For ESPN+ subscribers this week, my look back at the 2009 draft went up, with a redraft of the first round and a look at the first-round misses. I also wrote a scouting post on some Orioles, Royals, Yankees, and Blue Jays prospects, including the top prospect in each of the first three organizations coming into the year. I held a Klawchat on Thursday.
And now, the links…
- Longreads first: The Guardian looks at the ongoing and now renewed investigation into the assassination of Olof Palme, the Swedish Prime Minister who was shot and killed on a Stockholm street in 1986.
- The New Yorker goes deep on the question of land ownership and redistribution currently roiling South Africa, which has some of the greatest economic inequality in the world.
- Also from the Guardian‘s Long read program, why depression is not merely a disease of affluent countries, and how developing nations need more resources to focus on citizens’ mental health.
- New York looks at how the wildfire season in California has become unending thanks to climate change.
- Dr. James Hamblin explains the Vaccine Injury Compensation Program, and why it doesn’t mean vaccines are unsafe, at The Atlantic. The VICP is a favorite talking point of anti-vaxxers, who refuse to understand how the program works or that it exists because litigious parents nearly drove vaccine manufacturers out of the market.
- Alabama’s new abortion ban is akin to torture, mimicking a popular war crime we’ve seen recently in Bosnia and the Congo. I said on Thursday that I will not cover the SEC tournament this year or in the near future because of this law.
- Austin, Fort Worth, and Houston are all at risk of measles outbreaks thanks to the hard work of anti-vaxxers (and their friends in the extreme religious right, like state Rep. Jonathan Stickland).
- Members of a closer anti-vaxxer group on Facebook are calling for the violent overthrow of the U.S. government in response to rational, science-based laws that make it harder for parents to refuse to vaccinate their school-aged children.
- Former evangelical Christian Sara Olson writes of learning about science after growing up in a denialist household.
- Truthdig examines how an innocuous BBC interview exposed the vacuous nature of Ben Shapiro, who accused the conservative host of being a bias left-winger before abruptly ending the interview.
- A sci-fi author showed how not to deal with someone about to publish a negative review of your book.
- The recent imbroglio at my alma mater over a law professor being removed from his post as Winthrop House faculty dean involves far more serious charges than the Harvey Weinstein narrative implies. Prof. Ronald Sullivan joined the legal defense team for Weinstein, which did spur some outrage by students, but his removal comes after a long series of allegations of inappropriate behavior on his part as head of the upper-class student house.
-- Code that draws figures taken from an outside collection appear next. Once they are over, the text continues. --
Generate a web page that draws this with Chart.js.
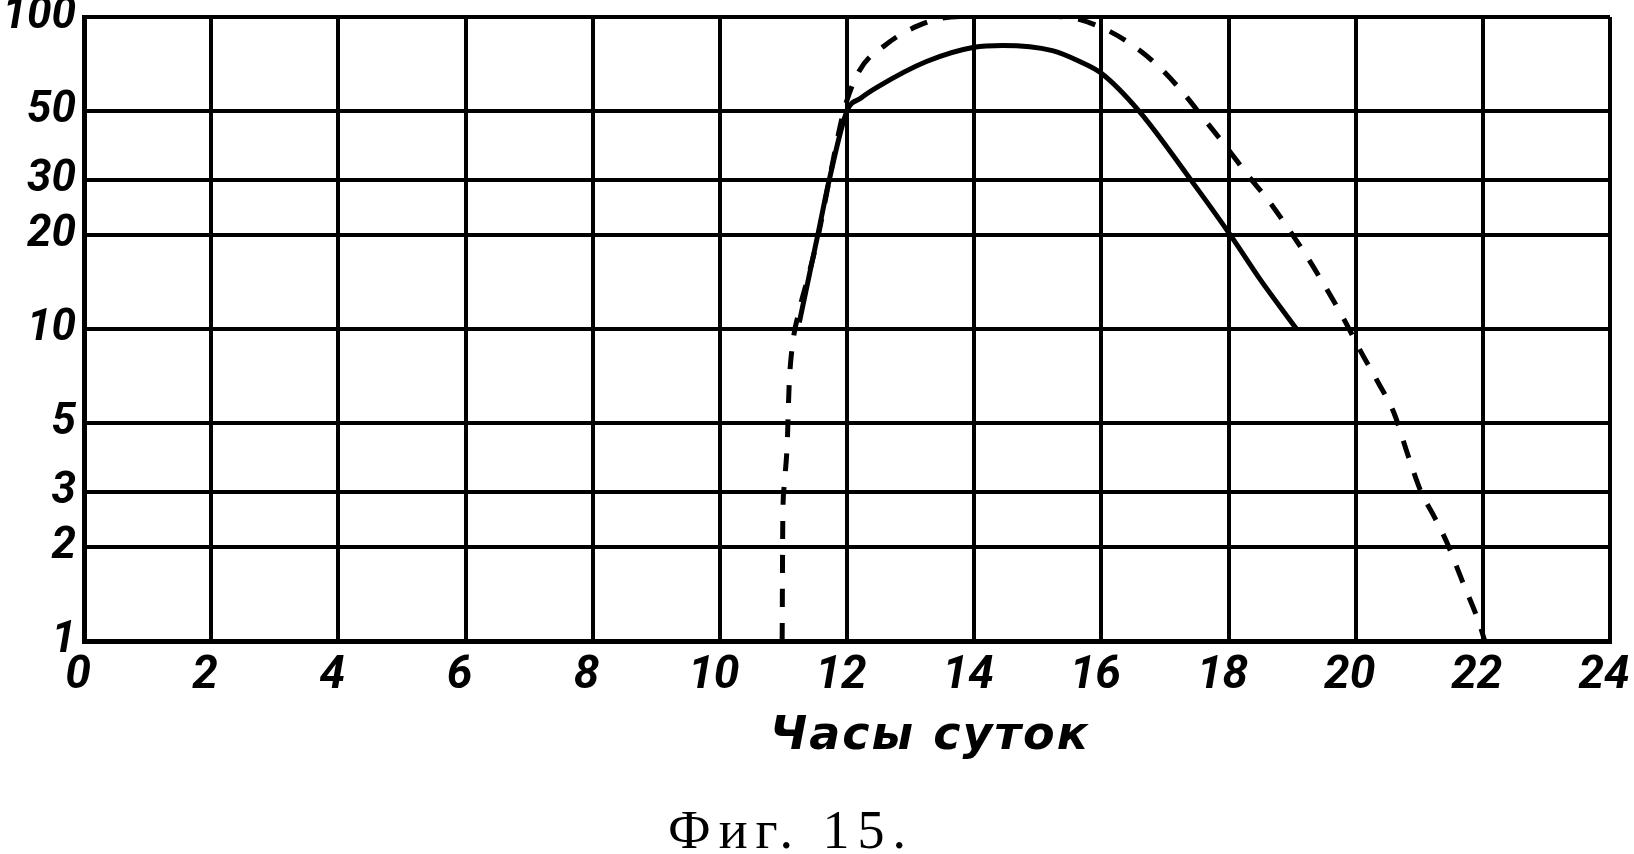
<!DOCTYPE html>
<html>
<head>
<meta charset="utf-8">
<script src="https://cdn.jsdelivr.net/npm/chart.js@4.4.0/dist/chart.umd.min.js"></script>
<style>
  html, body { margin: 0; padding: 0; background: #fff; }
  #wrap { width: 1634px; height: 854px; }
</style>
</head>
<body>
<div id="wrap"><canvas id="fig15"></canvas></div>
<script>
// ticks
const hourTicks = [0, 2, 4, 6, 8, 10, 12, 14, 16, 18, 20, 22, 24];
const valueTicks = [1, 2, 3, 5, 10, 20, 30, 50, 100];

// solid curve
const solidHours  = [11.25, 11.54, 11.72, 12.0, 12.22, 12.47, 13.25, 14.0, 14.45, 15.23, 15.66, 16.0, 16.59, 17.41, 18.03, 18.5, 19.07];
const solidValues = [10.5, 20, 30, 50, 55, 59.5, 72, 80, 81, 78, 72, 66, 50, 30, 20, 14.4, 10];

// dashed curve
const dashedHours  = [10.98, 10.99, 11.01, 11.06, 11.09, 11.14, 11.25, 11.4, 11.55, 11.72, 11.95, 12.19, 12.61, 13.13, 13.63, 14.5,
                      15.44, 15.98, 16.48, 16.9, 17.26, 17.62, 17.98, 18.31, 18.63, 18.96, 19.23, 19.5, 19.81, 20.09, 20.36, 20.6,
                      20.83, 21.03, 21.21, 21.43, 21.67, 21.95, 22.03];
const dashedValues = [1.0, 2.4, 3.1, 4.3, 6.6, 8.8, 11.5, 15, 20, 30, 50, 67, 81.5, 94, 100, 101,
                      100, 93, 81.5, 69.5, 58, 47, 38, 31, 25.8, 20.7, 17.1, 13.9, 10.8, 8.4, 6.7, 5.4,
                      3.9, 3.0, 2.56, 2.08, 1.57, 1.13, 1.0];

const xTitle = 'Часы суток';
const caption = 'Фиг. 15.';

const toPoints = (xs, ys) => xs.map((x, i) => ({ x: x, y: ys[i] }));

const tickFamily = 'Roboto, "DejaVu Sans", sans-serif';

// подписи под графиком
const textBelow = {
  id: 'textBelow',
  afterDraw(chart) {
    const ctx = chart.ctx;
    ctx.save();
    ctx.fillStyle = '#000';
    ctx.textBaseline = 'alphabetic';
    ctx.font = 'italic bold 46px "DejaVu Sans", sans-serif';
    ctx.textAlign = 'center';
    ctx.letterSpacing = '2px';
    ctx.fillText(xTitle, 930, 749);
    ctx.font = '54px "Liberation Serif", serif';
    ctx.textAlign = 'left';
    ctx.letterSpacing = '8px';
    ctx.fillText(caption, 668, 848);
    ctx.restore();
  }
};

new Chart(document.getElementById('fig15').getContext('2d'), {
  type: 'line',
  data: {
    datasets: [
      {
        data: toPoints(solidHours, solidValues),
        borderColor: '#000',
        borderWidth: 5,
        pointRadius: 0,
        cubicInterpolationMode: 'monotone',
        fill: false,
      },
      {
        data: toPoints(dashedHours, dashedValues),
        borderColor: '#000',
        borderWidth: 5,
        borderDash: [18, 16],
        pointRadius: 0,
        cubicInterpolationMode: 'monotone',
        fill: false,
      },
    ],
  },
  options: {
    responsive: true,
    maintainAspectRatio: false,
    animation: false,
    devicePixelRatio: 1,
    layout: { padding: { left: 0, top: 17, right: 24, bottom: 154 } },
    plugins: { legend: { display: false }, tooltip: { enabled: false } },
    scales: {
      x: {
        type: 'linear',
        min: 0,
        max: 24,
        afterBuildTicks: (scale) => { scale.ticks = hourTicks.map(v => ({ value: v })); },
        afterFit: (scale) => {
          scale.height = 59;
          scale.paddingLeft = 0;
          scale.paddingRight = 0;
        },
        ticks: {
          color: '#000',
          padding: 12,
          labelOffset: -6,
          maxRotation: 0,
          autoSkip: false,
          font: { family: tickFamily, size: 46, style: 'italic', weight: 'bold', lineHeight: 1 },
        },
        grid: { color: '#000', lineWidth: 4, drawTicks: false },
        border: { color: '#000', width: 5 },
      },
      y: {
        type: 'logarithmic',
        min: 1,
        max: 100,
        afterBuildTicks: (scale) => { scale.ticks = valueTicks.map(v => ({ value: v })); },
        afterFit: (scale) => {
          scale.width = 84;
          scale.paddingTop = 0;
          scale.paddingBottom = 0;
        },
        ticks: {
          color: '#000',
          padding: 8,
          autoSkip: false,
          callback: (value) => String(value),
          font: { family: tickFamily, size: 44, style: 'italic', weight: 'bold', lineHeight: 1 },
        },
        grid: { color: '#000', lineWidth: 4, drawTicks: false },
        border: { color: '#000', width: 5 },
      },
    },
  },
  plugins: [textBelow],
});
</script>
</body>
</html>
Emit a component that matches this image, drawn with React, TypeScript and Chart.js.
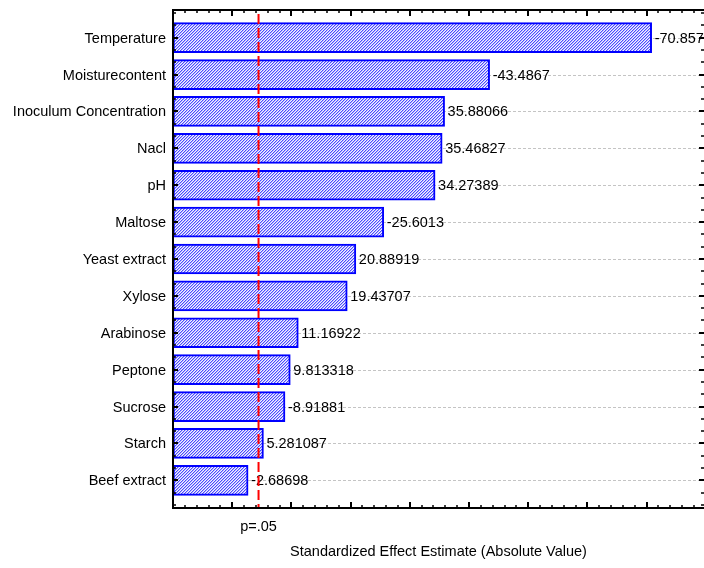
import React, { useEffect, useRef } from 'react';
import { Chart, registerables } from 'chart.js';

Chart.register(...registerables);

const categories = [
  'Temperature',
  'Moisturecontent',
  'Inoculum Concentration',
  'Nacl',
  'pH',
  'Maltose',
  'Yeast extract',
  'Xylose',
  'Arabinose',
  'Peptone',
  'Sucrose',
  'Starch',
  'Beef extract',
];
const effects = [
  -70.857, -43.4867, 35.88066, 35.46827, 34.27389, -25.6013, 20.88919, 19.43707,
  11.16922, 9.813318, -8.91881, 5.281087, -2.68698,
];
const pLimit = 4.45;
const pLabel = 'p=.05';
const xMin = -10;
const xMax = 79.7;
const xTitle = 'Standardized Effect Estimate (Absolute Value)';

const FONT = "'Liberation Sans', Arial, sans-serif";
const FONT_SIZE = 14.5;

function makeHatch(): CanvasPattern | string {
  const c = document.createElement('canvas');
  c.width = 3;
  c.height = 3;
  const g = c.getContext('2d');
  if (!g) return '#a8a8ff';
  g.fillStyle = '#f4f4ff';
  g.fillRect(0, 0, 3, 3);
  g.fillStyle = '#4a4aff';
  g.fillRect(0, 2, 1, 1);
  g.fillRect(1, 1, 1, 1);
  g.fillRect(2, 0, 1, 1);
  g.fillStyle = '#b4b4ff';
  g.fillRect(1, 2, 1, 1);
  g.fillRect(2, 1, 1, 1);
  g.fillRect(0, 0, 1, 1);
  const p = g.createPattern(c, 'repeat');
  return p || '#a8a8ff';
}

const decor = {
  id: 'decor',
  beforeDatasetsDraw(chart: any) {
    const { ctx, chartArea: a, scales } = chart;
    const y = scales.y;
    ctx.save();
    ctx.strokeStyle = '#c4c4c4';
    ctx.lineWidth = 1;
    ctx.setLineDash([3, 2]);
    categories.forEach((_, i) => {
      const py = Math.round(y.getPixelForValue(i)) + 0.5;
      ctx.beginPath();
      ctx.moveTo(a.left, py);
      ctx.lineTo(a.right, py);
      ctx.stroke();
    });
    ctx.restore();
  },
  afterDatasetsDraw(chart: any) {
    const { ctx, chartArea: a, scales } = chart;
    const x = scales.x;
    const y = scales.y;
    ctx.save();

    ctx.font = `${FONT_SIZE}px ${FONT}`;
    ctx.fillStyle = '#000';
    ctx.textBaseline = 'middle';

    // category labels
    ctx.textAlign = 'right';
    categories.forEach((c, i) => {
      ctx.fillText(c, a.left - 7, y.getPixelForValue(i) + 1);
    });

    // value labels
    ctx.textAlign = 'left';
    effects.forEach((v, i) => {
      const px = x.getPixelForValue(Math.abs(v)) + 3;
      const py = y.getPixelForValue(i);
      ctx.fillText(String(v), px, py + 1);
    });

    // red p-limit line
    const lx = x.getPixelForValue(pLimit);
    ctx.strokeStyle = '#ff0000';
    ctx.lineWidth = 2;
    ctx.setLineDash([10, 4]);
    ctx.beginPath();
    ctx.moveTo(lx, a.top + 4);
    ctx.lineTo(lx, a.bottom);
    ctx.stroke();
    ctx.setLineDash([]);

    // frame
    ctx.strokeStyle = '#000';
    ctx.lineWidth = 2;
    ctx.beginPath();
    ctx.moveTo(a.right, a.top);
    ctx.lineTo(a.left, a.top);
    ctx.lineTo(a.left, a.bottom);
    ctx.lineTo(a.right, a.bottom);
    ctx.stroke();

    // x ticks (top & bottom)
    for (let v = xMin; v <= xMax; v += 2) {
      const px = Math.round(x.getPixelForValue(v));
      const major = Math.abs(v % 10) < 1e-9;
      const len = major ? 6 : 3;
      ctx.lineWidth = major ? 2 : 1.5;
      ctx.beginPath();
      ctx.moveTo(px, a.top);
      ctx.lineTo(px, a.top + len);
      ctx.moveTo(px, a.bottom);
      ctx.lineTo(px, a.bottom - len);
      ctx.stroke();
    }

    // y ticks (left & right)
    for (let k = Math.ceil(y.min * 3); k <= Math.floor(y.max * 3); k++) {
      const v = k / 3;
      const py = Math.round(y.getPixelForValue(v));
      const major = k % 3 === 0;
      const len = major ? 5 : 3;
      ctx.lineWidth = major ? 2 : 1.5;
      ctx.beginPath();
      ctx.moveTo(a.left, py);
      ctx.lineTo(a.left + len, py);
      ctx.moveTo(a.right, py);
      ctx.lineTo(a.right - len, py);
      ctx.stroke();
    }

    // p label
    ctx.fillStyle = '#000';
    ctx.textAlign = 'center';
    ctx.textBaseline = 'middle';
    ctx.fillText(pLabel, lx, a.bottom + 19);

    ctx.restore();
  },
};

export default function App() {
  const ref = useRef<HTMLCanvasElement | null>(null);

  useEffect(() => {
    const canvas = ref.current;
    if (!canvas) return;
    const hatch = makeHatch();
    const chart = new Chart(canvas, {
      type: 'bar',
      data: {
        datasets: [
          {
            data: effects.map((v, i) => ({ y: i, x: [xMin, Math.abs(v)] })) as any,
            backgroundColor: hatch as any,
            borderColor: '#0000ff',
            borderWidth: 2,
            borderSkipped: false,
            barThickness: 30,
          },
        ],
      },
      options: {
        responsive: false,
        animation: false,
        indexAxis: 'y',
        layout: { padding: { top: 10, right: 0, left: 0, bottom: 0 } },
        plugins: {
          legend: { display: false },
          tooltip: { enabled: false },
          title: { display: false },
        },
        scales: {
          x: {
            type: 'linear',
            min: xMin,
            max: xMax,
            position: 'bottom',
            offset: false,
            grid: { display: false, drawTicks: false },
            border: { display: false },
            ticks: { display: false },
            title: {
              display: true,
              text: xTitle,
              color: '#000',
              font: { family: FONT, size: FONT_SIZE },
              padding: { top: 0, bottom: 7 },
            },
            afterFit: (s: any) => {
              s.height = 60;
            },
          },
          y: {
            type: 'linear',
            min: -0.75,
            max: 12.75,
            reverse: true,
            offset: false,
            grid: { display: false, drawTicks: false, offset: false },
            border: { display: false },
            ticks: { display: false },
            afterFit: (s: any) => {
              s.width = 173;
            },
          },
        },
      },
      plugins: [decor],
    });
    return () => chart.destroy();
  }, []);

  return (
    <div style={{ position: 'fixed', left: 0, top: 0, width: 704, height: 568, background: '#fff' }}>
      <canvas ref={ref} width={704} height={568} style={{ display: 'block' }} />
    </div>
  );
}
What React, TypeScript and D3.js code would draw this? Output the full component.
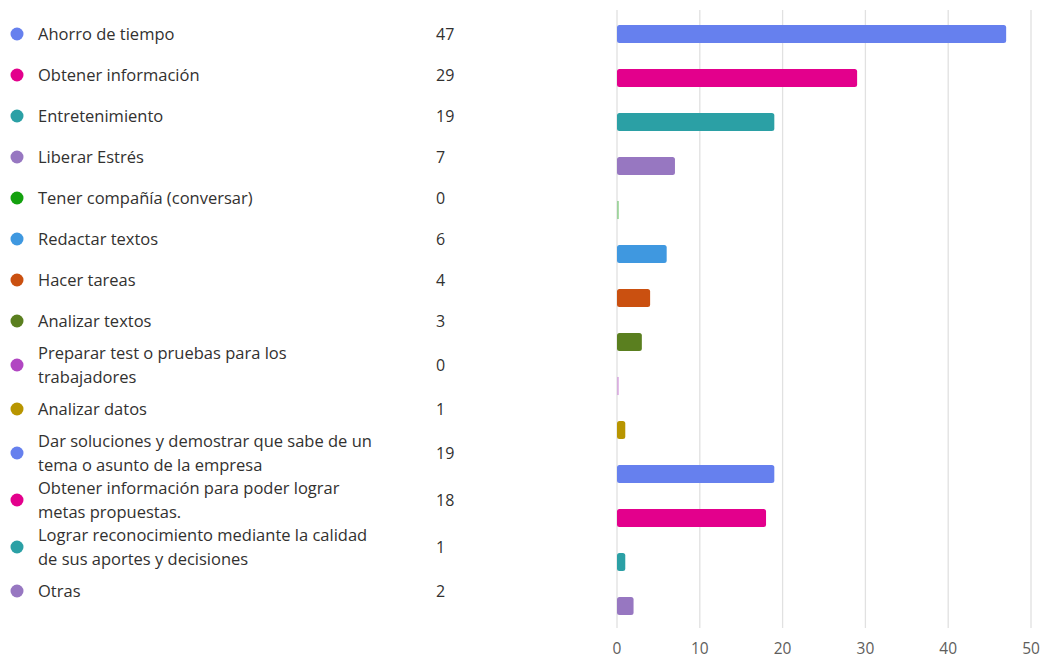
import React from "react";
import * as d3 from "d3";

const categories: string[] = [
  "Ahorro de tiempo",
  "Obtener información",
  "Entretenimiento",
  "Liberar Estrés",
  "Tener compañía (conversar)",
  "Redactar textos",
  "Hacer tareas",
  "Analizar textos",
  "Preparar test o pruebas para los\ntrabajadores",
  "Analizar datos",
  "Dar soluciones y demostrar que sabe de un\ntema o asunto de la empresa",
  "Obtener información para poder lograr\nmetas propuestas.",
  "Lograr reconocimiento mediante la calidad\nde sus aportes y decisiones",
  "Otras",
];

const values: number[] = [47, 29, 19, 7, 0, 6, 4, 3, 0, 1, 19, 18, 1, 2];

const colors: string[] = [
  "#6680ee",
  "#e3008c",
  "#2ba0a5",
  "#9777c1",
  "#13a10e",
  "#3f98e0",
  "#ca5010",
  "#5a7f1f",
  "#b146c2",
  "#b89500",
  "#6680ee",
  "#e3008c",
  "#2ba0a5",
  "#9777c1",
];

const xTicks: number[] = [0, 10, 20, 30, 40, 50];

const W = 1042;
const H = 660;
const FONT = "'Open Sans', 'Noto Sans', sans-serif";
const TEXT = "#323130";

export default function App() {
  const x = d3.scaleLinear().domain([0, 50]).range([617, 1031]);
  const y = d3
    .scaleBand<number>()
    .domain(d3.range(categories.length))
    .range([12, 628])
    .paddingInner(0.59)
    .paddingOuter(0.295);

  // legend layout
  const rowH = (lines: number) => (lines > 1 ? 47 : 41);
  const lineH = 24;
  const rows: { cy: number; lines: string[] }[] = [];
  let cy = 34;
  categories.forEach((c, i) => {
    const lines = c.split("\n");
    if (i > 0) {
      const prev = categories[i - 1].split("\n").length;
      cy += (rowH(prev) + rowH(lines.length)) / 2;
    }
    rows.push({ cy, lines });
  });

  return (
    <svg width={W} height={H} style={{ position: "absolute", left: 0, top: 0, background: "#fff" }} fontFamily={FONT}>
      {/* gridlines */}
      {xTicks.map((t) => (
        <line key={"g" + t} x1={x(t)} x2={x(t)} y1={10} y2={628} stroke="#e1e1e1" strokeWidth={1.3} />
      ))}
      {xTicks.map((t) => (
        <text key={"t" + t} x={x(t)} y={649} dy="0.35em" textAnchor="middle" fontSize={15.5} fill="#605e5c">
          {t}
        </text>
      ))}
      {/* bars */}
      {values.map((v, i) => {
        const bw = v === 0 ? 2 : x(v) - x(0);
        return (
          <rect
            key={"b" + i}
            x={x(0)}
            y={y(i)!}
            width={bw}
            height={y.bandwidth()}
            rx={v === 0 ? 0 : 2.5}
            fill={colors[i]}
            opacity={v === 0 ? 0.35 : 1}
          />
        );
      })}
      {/* legend */}
      {rows.map((r, i) => {
        const n = r.lines.length;
        const top = r.cy - ((n - 1) * lineH) / 2;
        return (
          <g key={"l" + i}>
            <circle cx={17} cy={r.cy} r={6.5} fill={colors[i]} />
            {r.lines.map((ln, k) => (
              <text key={k} x={38} y={top + k * lineH} dy="0.35em" fontSize={16.5} fill={TEXT}>
                {ln}
              </text>
            ))}
            <text x={436} y={r.cy} dy="0.35em" fontSize={16} fill={TEXT}>
              {values[i]}
            </text>
          </g>
        );
      })}
    </svg>
  );
}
- A white Tennessee pastor raped his adoptive daughter for several years, but a white male judge sentenced him to just twelve years, rather than the 72 years prosecutors sought – even though the now-convicted rapist continues to deny guilt in the face of her allegations and DNA evidence.
- San Francisco pie shop Mission Pie has refused to do business with food delivery services over their high surcharges, which they would have to subsidize by raising prices for customers dining in-store.
- Virginia Del. Danica Roem (D) has ended up in the spotlight after her surprise win in 2018, and she’s using it to try to help other Democrats across the state get elected.
- Anti-gay, anti-Semitic, totally American preacher Steven Anderson was denied entry to Ireland under a previously-unused immigration statute, with the Irish Minister for Justice citing “the interests of public policy.”
- Israel’s ruling party is in turmoil over claims Prime Minister Netanyahu is trying to reduce their Supreme Court’s power to protect himself against three ongoing corruption cases.
- Sen. Elizabeth Warren, who churns out policy proposal after policy proposal, has also proposed a 2% wealth tax above $50 million and an additional 1% on wealth over $1 billion. If enacted, it will likely be challenged as unconstitutional, and the outcome of such a case is an open question.
- Monsanto has now lost three straight jury trials over glyphosate (the main ingredient in Roundup) despite a lack of any scientific evidence that the chemical is harmful to humans; David Bernstain of the Volokh Conspiracy (at Reason) explains why these verdicts are so outrageous.